Sweat glands produce sweat through a well understood process of secretion and reabsorption of sodium chloride salt. Secretion entails the movement of salt and water from sweat gland cells and into the sweat duct. Reabsorption occurs in the duct with the movement of salt from the sweat back into sweat duct cells. What remains is sweat, a salt solution with a relatively finely tuned concentration of sodium and chloride.
For normal salt reabsorption to occur, individual ions of sodium and chloride must be taken from the sweat and moved back into cells of the sweat duct. These ions are moved by transporters called ion channels. In the case of sodium, there is a sodium channel; for chloride, there is a chloride channel called CFTR. For sweat to be produced with the proper concentrations of sodium and chloride, sodium channels and chloride channels (CFTRs) must work properly.
In cystic fibrosis, the CFTR chloride channel is defective, and does not allow chloride to be reabsorbed back into sweat duct cells. Consequently, more chloride stays in the duct, and more chloride remains in the sweat. The concentration of chloride in sweat is therefore elevated in individuals with cystic fibrosis.
The concentration of sodium in sweat is also elevated in cystic fibrosis. Unlike CFTR chloride channels, sodium channels behave perfectly normally in cystic fibrosis. The elevation in sodium concentration comes from the electrical charge of retained chloride trapping sodium in the sweat duct, preventing its reabsorption.
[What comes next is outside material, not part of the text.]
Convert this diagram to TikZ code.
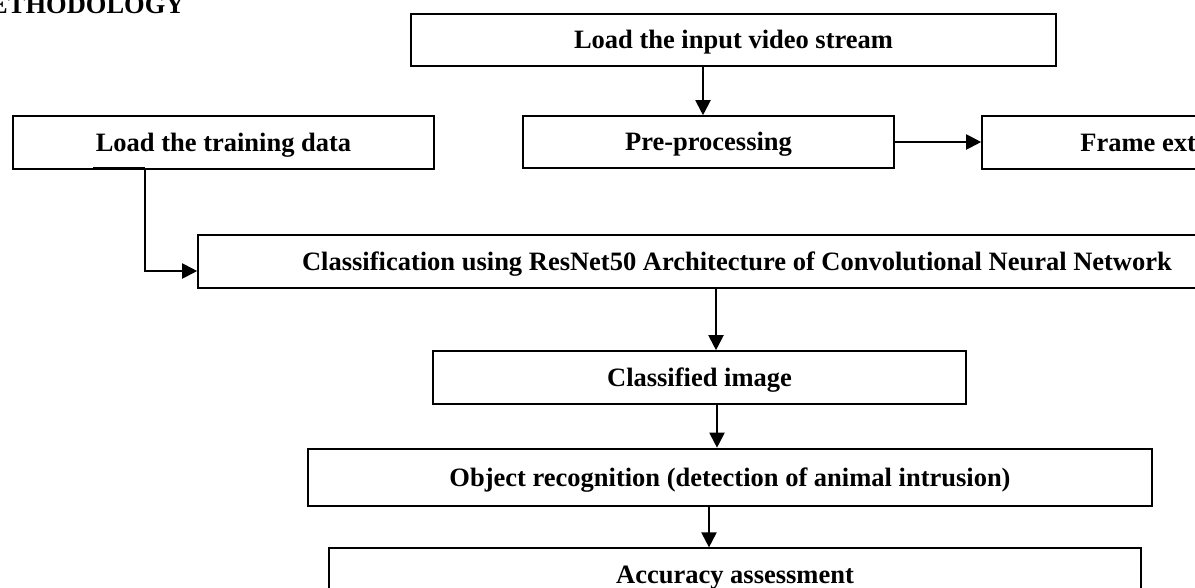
\documentclass[tikz,border=0pt]{standalone}
\usepackage{fontspec}
\setmainfont{Liberation Serif}
\usetikzlibrary{arrows.meta}
\begin{document}
\begin{tikzpicture}[x=1pt, y=-1pt,
  every node/.style={font=\fontsize{26.5}{30}\selectfont\bfseries},
  stage/.style={draw, rectangle, line width=1.6pt, inner sep=0pt,
                text height=17.5pt, text depth=0pt},
  flow/.style={line width=2pt, -{Triangle[length=15pt, width=15pt]}},
]
\clip (0,0) rectangle (1195,587);

% heading
\node[anchor=base west, inner sep=0pt] (title) at (-10,13) {ETHODOLOGY};

% stages
\node[stage, minimum width=645pt, minimum height=52pt] (video) at (733.5,40) {Load the input video stream};
\node[stage, minimum width=421pt, minimum height=53pt] (train) at (223.5,142.5) {Load the training data};
\node[stage, minimum width=371pt, minimum height=52pt] (pre) at (708.5,142) {Pre-processing};
\node[stage, minimum width=400pt, minimum height=53pt] (frame) at (1182,142.5) {};
\node[anchor=west, inner sep=0pt, text height=17.5pt, text depth=0pt] (frametext) at ([xshift=99pt]frame.west) {Frame ext};
\node[stage, minimum width=1078pt, minimum height=53pt] (cls) at (737,261.5) {Classification using ResNet50 Architecture of Convolutional Neural Network};
\node[stage, minimum width=533pt, minimum height=53pt] (img) at (699.5,377.5) {Classified image};
\node[stage, line width=2.6pt, minimum width=844pt, minimum height=57pt] (obj) at (730,477.5) {Object recognition (detection of animal intrusion)};
\node[stage, line width=1.2pt, minimum width=812pt, minimum height=54pt] (acc) at (735,575) {Accuracy assessment};

% connectors
\draw[flow] ([xshift=-30.5pt]video.south) -- ([xshift=-5.5pt]pre.north);
\draw[flow] (pre.east) -- (frame.west |- pre.east);
\draw[line width=2.5pt] ([xshift=-130.5pt, yshift=1.5pt]train.south) -- ([xshift=-78.5pt, yshift=1.5pt]train.south);
\draw[flow] ([xshift=-78.5pt]train.south) |- ([yshift=-9.5pt]cls.west);
\draw[flow] ([xshift=-21pt]cls.south) -- ([xshift=16.5pt]img.north);
\draw[flow] ([xshift=17.5pt]img.south) -- ([xshift=-13pt]obj.north);
\draw[flow] ([xshift=-21pt]obj.south) -- ([xshift=-26pt]acc.north);
\end{tikzpicture}
\end{document}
Chloride carries a negative charge, while sodium's charge is positive; the opposing charges ensure that sodium and chloride attract one another. The extra chloride ions retained in the sweat duct produce a negative charge inside the duct and therefore attract sodium ions. The final result is that both sodium and chloride concentrations are elevated in individuals with cystic fibrosis.
The test site is carefully cleaned and dried, then a piece of preweighed filter paper is placed over the test site and covered with paraffin to prevent evaporation. Specialized collection devices may also be used. Sweat is collected for 30 minutes. The filter paper is retrieved and weighed to determine the weight of sweat collected. Several laboratory methods are then used to determine the sodium and chloride concentrations.